At various points in the film's development, Bruce Willis, Vin Diesel, and Samuel L. Jackson were attached to star.

==Production==
Bruce Willis and Arnold Rifkin had initially produced the film under their Cheyenne Enterprises banner at Revolution Studios. Samuel Bayer was attached to direct in 2005. Doug Richardson had written the initial draft. In a blog post about his experience, he claimed that the screenplay was one of the best he had ever written, and he was on development for two years until he was let go. After Tony Kaye had signed on, one of the producers wanted to bring Richardson back on board. After meeting with Kaye in person, Richardson turned down the offer to return, referring to Kaye as a "lunatic". Filming took place in and around New Orleans between June and August 2007. Filming locations included the French Quarter, the 9th Ward and local military installations.

==Post-production==
In August 2008, Kaye revealed to the Los Angeles Times that he had recently screened a rough-cut of the film to actor Laurence Fishburne. According to Kaye, his lead "loved" the film, which had originally been conceived as a Die Hard–like thriller. However, Kaye suggested his script changes were used as an excuse by producer David Bergstein to hold back payments on the film, and that Bergstein was attempting to alleviate his financial trouble by casting doubt on the film's bankability.
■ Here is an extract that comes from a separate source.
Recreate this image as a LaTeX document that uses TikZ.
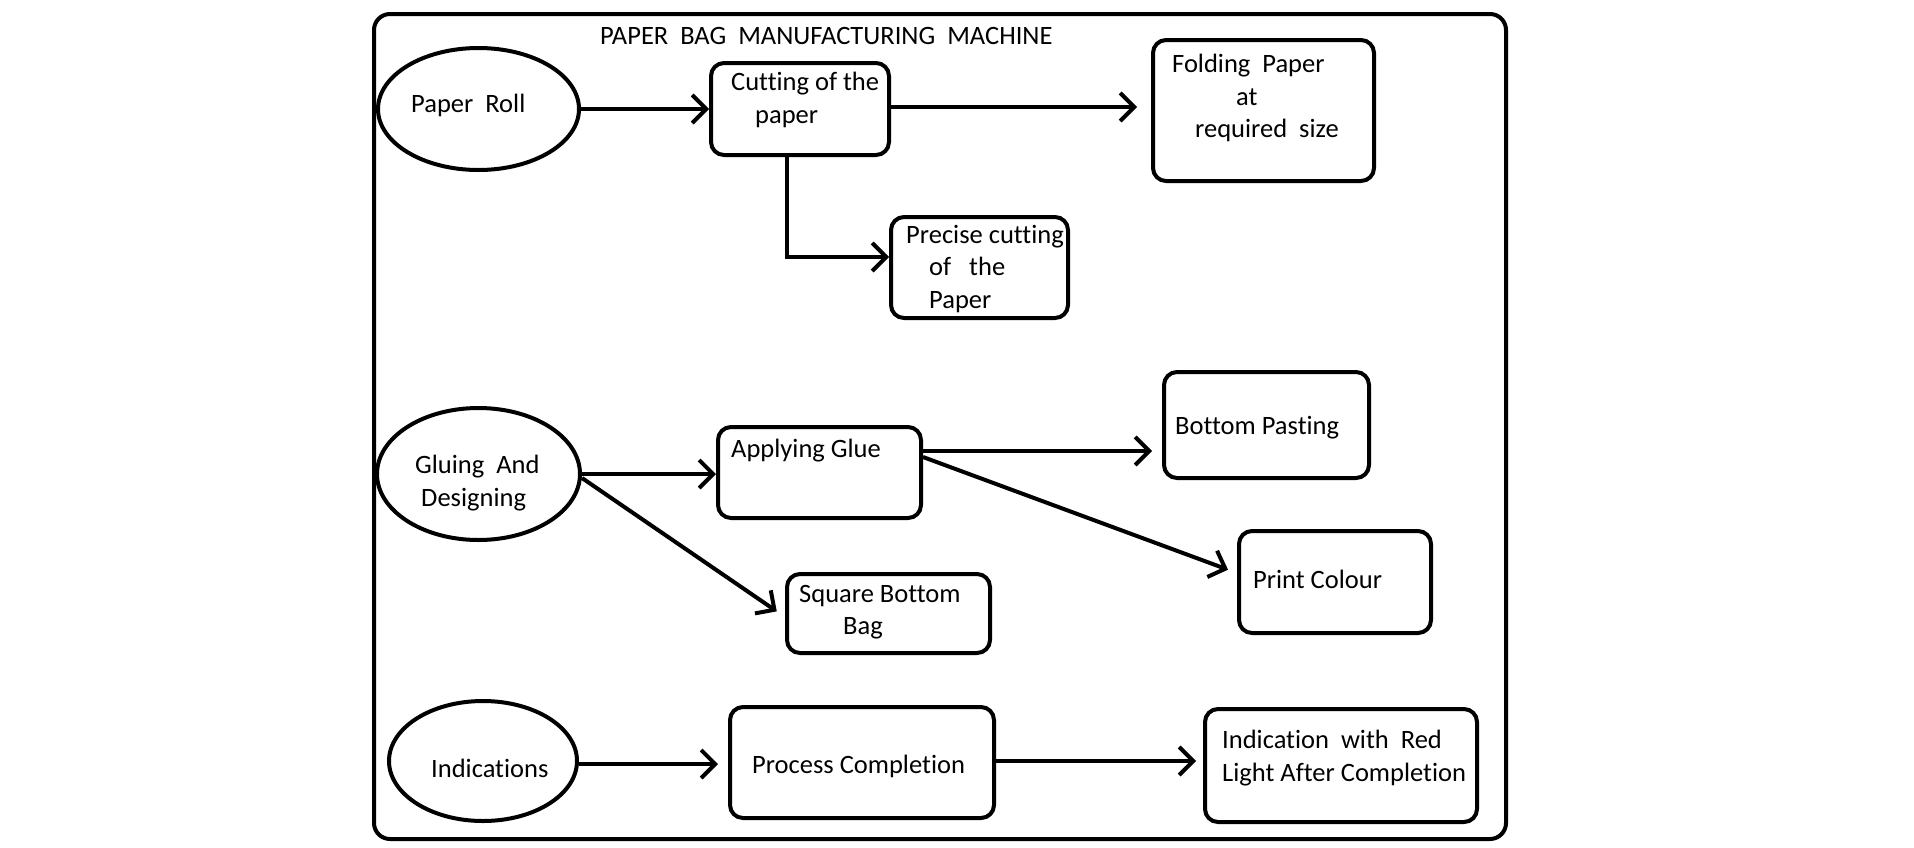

On April 8, 2009, the production company came to an agreement with Cayman Islands-based financier Aramid Entertainment for the completion and release schedule for the film, which, at that point, remained unfinished. According to legal documents, Bergstein requested a sum of $1,775,000 for post-production.
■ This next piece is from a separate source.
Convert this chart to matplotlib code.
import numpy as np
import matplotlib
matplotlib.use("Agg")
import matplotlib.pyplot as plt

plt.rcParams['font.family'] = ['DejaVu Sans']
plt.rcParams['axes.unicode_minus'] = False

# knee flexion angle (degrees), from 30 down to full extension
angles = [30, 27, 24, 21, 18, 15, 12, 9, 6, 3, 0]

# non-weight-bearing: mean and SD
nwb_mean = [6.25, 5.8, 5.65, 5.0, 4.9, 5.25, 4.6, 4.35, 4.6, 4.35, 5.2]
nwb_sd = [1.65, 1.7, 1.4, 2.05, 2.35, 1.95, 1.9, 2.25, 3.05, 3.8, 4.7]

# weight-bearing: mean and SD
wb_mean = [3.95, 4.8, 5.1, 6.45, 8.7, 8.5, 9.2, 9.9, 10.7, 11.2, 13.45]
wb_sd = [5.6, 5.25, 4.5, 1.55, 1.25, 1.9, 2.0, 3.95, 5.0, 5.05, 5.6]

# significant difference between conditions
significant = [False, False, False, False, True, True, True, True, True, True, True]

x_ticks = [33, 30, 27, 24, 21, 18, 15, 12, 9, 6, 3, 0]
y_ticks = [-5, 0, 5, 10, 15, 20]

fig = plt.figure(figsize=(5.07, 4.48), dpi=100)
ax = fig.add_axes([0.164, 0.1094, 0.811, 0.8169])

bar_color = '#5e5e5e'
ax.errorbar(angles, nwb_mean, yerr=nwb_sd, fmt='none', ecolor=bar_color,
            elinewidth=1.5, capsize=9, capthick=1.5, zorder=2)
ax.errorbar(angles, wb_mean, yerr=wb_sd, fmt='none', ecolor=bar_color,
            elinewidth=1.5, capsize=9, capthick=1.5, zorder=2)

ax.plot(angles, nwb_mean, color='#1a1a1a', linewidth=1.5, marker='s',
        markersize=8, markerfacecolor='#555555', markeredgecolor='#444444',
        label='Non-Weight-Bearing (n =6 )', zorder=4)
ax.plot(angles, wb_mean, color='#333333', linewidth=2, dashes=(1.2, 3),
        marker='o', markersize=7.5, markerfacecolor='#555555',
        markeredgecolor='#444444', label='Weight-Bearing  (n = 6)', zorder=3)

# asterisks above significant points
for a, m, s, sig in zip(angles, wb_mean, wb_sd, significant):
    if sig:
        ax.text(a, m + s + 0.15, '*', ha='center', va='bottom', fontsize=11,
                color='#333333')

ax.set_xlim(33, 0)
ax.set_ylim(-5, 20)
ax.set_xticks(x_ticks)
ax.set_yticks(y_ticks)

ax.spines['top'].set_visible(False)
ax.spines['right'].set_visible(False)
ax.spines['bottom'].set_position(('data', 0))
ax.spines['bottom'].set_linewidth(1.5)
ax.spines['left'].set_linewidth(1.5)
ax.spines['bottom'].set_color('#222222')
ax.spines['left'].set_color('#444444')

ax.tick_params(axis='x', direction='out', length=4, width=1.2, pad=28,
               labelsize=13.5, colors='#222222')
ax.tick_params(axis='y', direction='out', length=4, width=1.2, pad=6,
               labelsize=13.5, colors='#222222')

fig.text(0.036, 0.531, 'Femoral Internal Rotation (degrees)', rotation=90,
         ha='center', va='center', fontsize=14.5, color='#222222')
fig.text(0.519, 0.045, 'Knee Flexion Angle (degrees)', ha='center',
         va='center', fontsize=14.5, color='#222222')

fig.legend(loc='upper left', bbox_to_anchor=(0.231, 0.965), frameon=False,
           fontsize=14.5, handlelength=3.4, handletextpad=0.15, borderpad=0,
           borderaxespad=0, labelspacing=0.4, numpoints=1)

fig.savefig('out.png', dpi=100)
In May 2009, Kaye reportedly screened a cut of the film at the Cannes Film Market. In July 2009, Aramid Entertainment provided a notice of default regarding the agreement to complete and release Black Water Transit, noting that the production company had failed to provide some of the necessary signatures for the agreement.

In November 2009, Bergstein and his co-producer Ron Tutor were sued by a New York–based hedge fund for $120 million. Bergstein and Tutor both confirmed that Kaye had delivered a cut of the film. However, both reiterated that the film was "unreleasable".

In January 2010, it was reported that Bergstein had reached a settlement in another lawsuit related to the film.

In June 2010, the rights for Black Water Transit, valued at $26 million, were sold by Library Asset Acquisition Company (LAAC) to Black Water Transit Acquisition Company at a foreclosure auction for $2 million. However, as both companies were suspected to be owned by Bergstein and Tutor, the sale was opposed by a key creditor and a federal bankruptcy trustee.

In March 2012, Kaye confirmed the film was still unfinished and that some additional material needed to be shot. He elaborated on the tonal shift of the project. "The film we made so far is not the film they expected," he said. "But as you edit, you learn more about the subject matter, and more about the actors, and nothing is set in stone. Movies are made many times—once in the writing, once in preproduction, once again during the shoot, once again in editing, in post, and again when you put it in the marketplace. These things, they change all the time, and that's what I love about it, the constant reinvention."

In September 2014, it was reported that Bergstein and Aramid Entertainment had reached a settlement in their lawsuit and that the rights for the film would revert to Bergstein, pending a New York bankruptcy court approval.

In May 2016, Bergstein issued a press release regarding a recent complaint by Aramid Entertainment against its former executive, David Molner. The complaint mentioned the project had gone into litigation, with the repayment of Aramid's $17.5 million "Black Water Transit loan" dependent on the outcome. The press release noted that "actions against other firms involved currently remain in litigation."

In June 2018, Bergstein was sentenced to eight years in prison for fraud. Earlier that month, Kaye signed on to direct a screenplay by writer Gary DeVore.